◆ Collected data:

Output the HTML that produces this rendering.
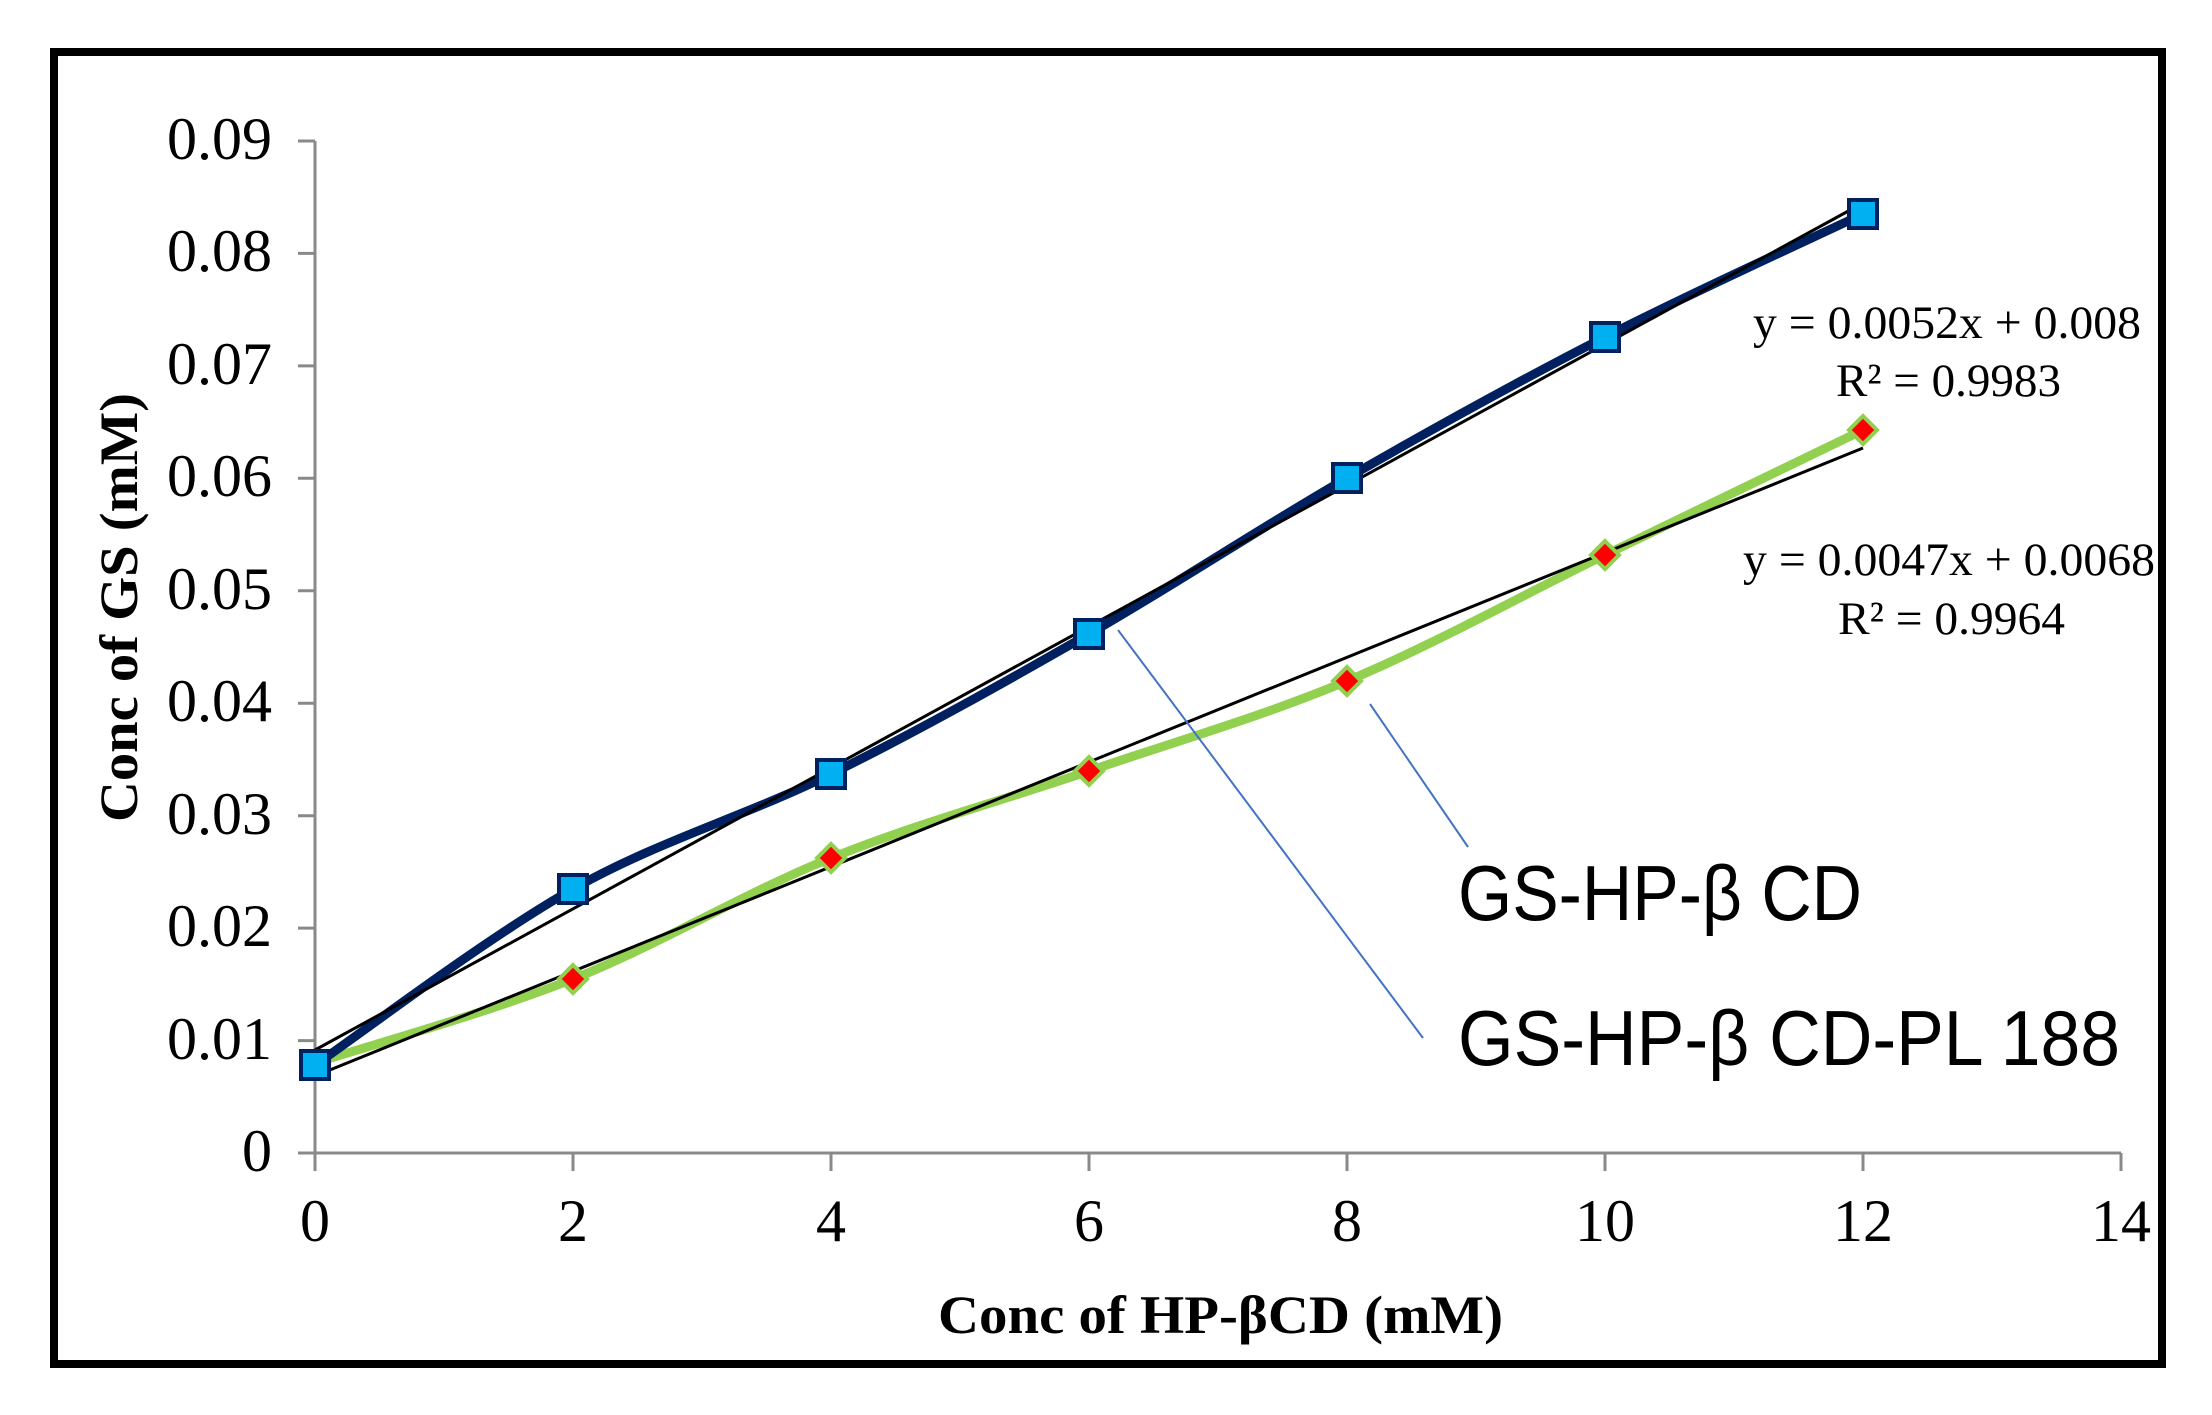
<!DOCTYPE html>
<html><head><meta charset="utf-8"><style>html,body{margin:0;padding:0;background:#fff}svg{display:block}</style></head>
<body>
<svg id="s" width="2212" height="1415" viewBox="0 0 2212 1415" xmlns="http://www.w3.org/2000/svg">
<rect x="0" y="0" width="2212" height="1415" fill="#fff"/>
<rect x="54" y="52" width="2108" height="1312" fill="none" stroke="#000" stroke-width="8"/>
<g stroke="#898989" stroke-width="3" fill="none">
<line x1="315" y1="141" x2="315" y2="1153"/>
<line x1="298" y1="1153" x2="2121" y2="1153"/>
<line x1="298" y1="141" x2="315" y2="141"/>
<line x1="298" y1="253.4" x2="315" y2="253.4"/>
<line x1="298" y1="365.9" x2="315" y2="365.9"/>
<line x1="298" y1="478.3" x2="315" y2="478.3"/>
<line x1="298" y1="590.8" x2="315" y2="590.8"/>
<line x1="298" y1="703.2" x2="315" y2="703.2"/>
<line x1="298" y1="815.7" x2="315" y2="815.7"/>
<line x1="298" y1="928.1" x2="315" y2="928.1"/>
<line x1="298" y1="1040.6" x2="315" y2="1040.6"/>
<line x1="315" y1="1153" x2="315" y2="1171"/>
<line x1="573" y1="1153" x2="573" y2="1171"/>
<line x1="831" y1="1153" x2="831" y2="1171"/>
<line x1="1089" y1="1153" x2="1089" y2="1171"/>
<line x1="1347" y1="1153" x2="1347" y2="1171"/>
<line x1="1605" y1="1153" x2="1605" y2="1171"/>
<line x1="1863" y1="1153" x2="1863" y2="1171"/>
<line x1="2121" y1="1153" x2="2121" y2="1171"/>
</g>
<g font-family="Liberation Serif, serif" font-size="60" fill="#000" text-anchor="end">
<text x="272" y="159">0.09</text>
<text x="272" y="271">0.08</text>
<text x="272" y="384">0.07</text>
<text x="272" y="496">0.06</text>
<text x="272" y="609">0.05</text>
<text x="272" y="721">0.04</text>
<text x="272" y="834">0.03</text>
<text x="272" y="946">0.02</text>
<text x="272" y="1059">0.01</text>
<text x="272" y="1171">0</text>
</g>
<g font-family="Liberation Serif, serif" font-size="60" fill="#000" text-anchor="middle">
<text x="315" y="1241">0</text>
<text x="573" y="1241">2</text>
<text x="831" y="1241">4</text>
<text x="1089" y="1241">6</text>
<text x="1347" y="1241">8</text>
<text x="1605" y="1241">10</text>
<text x="1863" y="1241">12</text>
<text x="2121" y="1241">14</text>
</g>
<text x="938" y="1333" font-family="Liberation Serif, serif" font-weight="bold" font-size="54" textLength="565" lengthAdjust="spacingAndGlyphs">Conc of HP-βCD (mM)</text>
<text transform="translate(137,822) rotate(-90)" x="0" y="0" font-family="Liberation Serif, serif" font-weight="bold" font-size="54" textLength="429" lengthAdjust="spacingAndGlyphs">Conc of GS (mM)</text>

<path id="green" fill="none" stroke="#92D050" stroke-width="9" stroke-linejoin="round"/>
<path id="blue" fill="none" stroke="#002060" stroke-width="9" stroke-linejoin="round"/>
<line x1="315" y1="1050" x2="1863" y2="203" stroke="#000" stroke-width="3"/>
<line x1="315" y1="1076" x2="1863" y2="448" stroke="#000" stroke-width="3"/>

<g id="dia"></g>
<g id="sq"></g>

<g stroke="#4472C4" stroke-width="2">
<line x1="1118" y1="630" x2="1423" y2="1038"/>
<line x1="1370" y1="704" x2="1468" y2="847"/>
</g>

<g font-family="Liberation Serif, serif" font-size="47" fill="#000">
<text x="1753" y="338" textLength="388" lengthAdjust="spacingAndGlyphs">y = 0.0052x + 0.008</text>
<text x="1836" y="396" textLength="225" lengthAdjust="spacingAndGlyphs">R² = 0.9983</text>
<text x="1743" y="575" textLength="412" lengthAdjust="spacingAndGlyphs">y = 0.0047x + 0.0068</text>
<text x="1838" y="634" textLength="227" lengthAdjust="spacingAndGlyphs">R² = 0.9964</text>
</g>
<g font-family="Liberation Sans, sans-serif" font-size="78" fill="#000">
<text x="1458" y="920" textLength="404" lengthAdjust="spacingAndGlyphs">GS-HP-β CD</text>
<text x="1458" y="1065" textLength="662" lengthAdjust="spacingAndGlyphs">GS-HP-β CD-PL 188</text>
</g>
</svg>
<script>
(function(){
var X=function(x){return 315+129*x;};
var bl=[[0,1065],[2,889],[4,774],[6,634],[8,478],[10,337],[12,214]];
var gr=[[0,1063],[2,979],[4,858],[6,771],[8,681],[10,555],[12,430]];
function sp(p){p=p.map(function(a){return [X(a[0]),a[1]];});
var d="M"+p[0][0]+","+p[0][1];
for(var i=0;i<p.length-1;i++){var p0=p[i-1]||p[i],p1=p[i],p2=p[i+1],p3=p[i+2]||p2,t=6;
d+=" C"+(p1[0]+(p2[0]-p0[0])/t)+","+(p1[1]+(p2[1]-p0[1])/t)+" "+(p2[0]-(p3[0]-p1[0])/t)+","+(p2[1]-(p3[1]-p1[1])/t)+" "+p2[0]+","+p2[1];}
return d;}
document.getElementById("blue").setAttribute("d",sp(bl));
document.getElementById("green").setAttribute("d",sp(gr));
var ns="http://www.w3.org/2000/svg",g=document.getElementById("dia"),s=document.getElementById("sq");
gr.forEach(function(a){if(a[0]==0)return;var e=document.createElementNS(ns,"polygon"),x=X(a[0]),y=a[1],r=14;
e.setAttribute("points",x+","+(y-r)+" "+(x+r)+","+y+" "+x+","+(y+r)+" "+(x-r)+","+y);
e.setAttribute("fill","#FF0000");e.setAttribute("stroke","#92D050");e.setAttribute("stroke-width","4");g.appendChild(e);});
bl.forEach(function(a){var e=document.createElementNS(ns,"rect"),x=X(a[0]),y=a[1];
e.setAttribute("x",x-14);e.setAttribute("y",y-14);e.setAttribute("width",28);e.setAttribute("height",28);
e.setAttribute("fill","#00B0F0");e.setAttribute("stroke","#002060");e.setAttribute("stroke-width","4");s.appendChild(e);});
})();
</script>
</body></html>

◆ Aim of the task:
Repeat the material verbatim. Do not carry over any picture.

◆ Response to the task:
Output the HTML that produces this rendering.
<!DOCTYPE html>
<html><head><meta charset="utf-8"><style>html,body{margin:0;padding:0;background:#fff}svg{display:block}</style></head>
<body>
<svg id="s" width="2212" height="1415" viewBox="0 0 2212 1415" xmlns="http://www.w3.org/2000/svg">
<rect x="0" y="0" width="2212" height="1415" fill="#fff"/>
<rect x="54" y="52" width="2108" height="1312" fill="none" stroke="#000" stroke-width="8"/>
<g stroke="#898989" stroke-width="3" fill="none">
<line x1="315" y1="141" x2="315" y2="1153"/>
<line x1="298" y1="1153" x2="2121" y2="1153"/>
<line x1="298" y1="141" x2="315" y2="141"/>
<line x1="298" y1="253.4" x2="315" y2="253.4"/>
<line x1="298" y1="365.9" x2="315" y2="365.9"/>
<line x1="298" y1="478.3" x2="315" y2="478.3"/>
<line x1="298" y1="590.8" x2="315" y2="590.8"/>
<line x1="298" y1="703.2" x2="315" y2="703.2"/>
<line x1="298" y1="815.7" x2="315" y2="815.7"/>
<line x1="298" y1="928.1" x2="315" y2="928.1"/>
<line x1="298" y1="1040.6" x2="315" y2="1040.6"/>
<line x1="315" y1="1153" x2="315" y2="1171"/>
<line x1="573" y1="1153" x2="573" y2="1171"/>
<line x1="831" y1="1153" x2="831" y2="1171"/>
<line x1="1089" y1="1153" x2="1089" y2="1171"/>
<line x1="1347" y1="1153" x2="1347" y2="1171"/>
<line x1="1605" y1="1153" x2="1605" y2="1171"/>
<line x1="1863" y1="1153" x2="1863" y2="1171"/>
<line x1="2121" y1="1153" x2="2121" y2="1171"/>
</g>
<g font-family="Liberation Serif, serif" font-size="60" fill="#000" text-anchor="end">
<text x="272" y="159">0.09</text>
<text x="272" y="271">0.08</text>
<text x="272" y="384">0.07</text>
<text x="272" y="496">0.06</text>
<text x="272" y="609">0.05</text>
<text x="272" y="721">0.04</text>
<text x="272" y="834">0.03</text>
<text x="272" y="946">0.02</text>
<text x="272" y="1059">0.01</text>
<text x="272" y="1171">0</text>
</g>
<g font-family="Liberation Serif, serif" font-size="60" fill="#000" text-anchor="middle">
<text x="315" y="1241">0</text>
<text x="573" y="1241">2</text>
<text x="831" y="1241">4</text>
<text x="1089" y="1241">6</text>
<text x="1347" y="1241">8</text>
<text x="1605" y="1241">10</text>
<text x="1863" y="1241">12</text>
<text x="2121" y="1241">14</text>
</g>
<text x="938" y="1333" font-family="Liberation Serif, serif" font-weight="bold" font-size="54" textLength="565" lengthAdjust="spacingAndGlyphs">Conc of HP-βCD (mM)</text>
<text transform="translate(137,822) rotate(-90)" x="0" y="0" font-family="Liberation Serif, serif" font-weight="bold" font-size="54" textLength="429" lengthAdjust="spacingAndGlyphs">Conc of GS (mM)</text>

<path id="green" fill="none" stroke="#92D050" stroke-width="9" stroke-linejoin="round"/>
<path id="blue" fill="none" stroke="#002060" stroke-width="9" stroke-linejoin="round"/>
<line x1="315" y1="1050" x2="1863" y2="203" stroke="#000" stroke-width="3"/>
<line x1="315" y1="1076" x2="1863" y2="448" stroke="#000" stroke-width="3"/>

<g id="dia"></g>
<g id="sq"></g>

<g stroke="#4472C4" stroke-width="2">
<line x1="1118" y1="630" x2="1423" y2="1038"/>
<line x1="1370" y1="704" x2="1468" y2="847"/>
</g>

<g font-family="Liberation Serif, serif" font-size="47" fill="#000">
<text x="1753" y="338" textLength="388" lengthAdjust="spacingAndGlyphs">y = 0.0052x + 0.008</text>
<text x="1836" y="396" textLength="225" lengthAdjust="spacingAndGlyphs">R² = 0.9983</text>
<text x="1743" y="575" textLength="412" lengthAdjust="spacingAndGlyphs">y = 0.0047x + 0.0068</text>
<text x="1838" y="634" textLength="227" lengthAdjust="spacingAndGlyphs">R² = 0.9964</text>
</g>
<g font-family="Liberation Sans, sans-serif" font-size="78" fill="#000">
<text x="1458" y="920" textLength="404" lengthAdjust="spacingAndGlyphs">GS-HP-β CD</text>
<text x="1458" y="1065" textLength="662" lengthAdjust="spacingAndGlyphs">GS-HP-β CD-PL 188</text>
</g>
</svg>
<script>
(function(){
var X=function(x){return 315+129*x;};
var bl=[[0,1065],[2,889],[4,774],[6,634],[8,478],[10,337],[12,214]];
var gr=[[0,1063],[2,979],[4,858],[6,771],[8,681],[10,555],[12,430]];
function sp(p){p=p.map(function(a){return [X(a[0]),a[1]];});
var d="M"+p[0][0]+","+p[0][1];
for(var i=0;i<p.length-1;i++){var p0=p[i-1]||p[i],p1=p[i],p2=p[i+1],p3=p[i+2]||p2,t=6;
d+=" C"+(p1[0]+(p2[0]-p0[0])/t)+","+(p1[1]+(p2[1]-p0[1])/t)+" "+(p2[0]-(p3[0]-p1[0])/t)+","+(p2[1]-(p3[1]-p1[1])/t)+" "+p2[0]+","+p2[1];}
return d;}
document.getElementById("blue").setAttribute("d",sp(bl));
document.getElementById("green").setAttribute("d",sp(gr));
var ns="http://www.w3.org/2000/svg",g=document.getElementById("dia"),s=document.getElementById("sq");
gr.forEach(function(a){if(a[0]==0)return;var e=document.createElementNS(ns,"polygon"),x=X(a[0]),y=a[1],r=14;
e.setAttribute("points",x+","+(y-r)+" "+(x+r)+","+y+" "+x+","+(y+r)+" "+(x-r)+","+y);
e.setAttribute("fill","#FF0000");e.setAttribute("stroke","#92D050");e.setAttribute("stroke-width","4");g.appendChild(e);});
bl.forEach(function(a){var e=document.createElementNS(ns,"rect"),x=X(a[0]),y=a[1];
e.setAttribute("x",x-14);e.setAttribute("y",y-14);e.setAttribute("width",28);e.setAttribute("height",28);
e.setAttribute("fill","#00B0F0");e.setAttribute("stroke","#002060");e.setAttribute("stroke-width","4");s.appendChild(e);});
})();
</script>
</body></html>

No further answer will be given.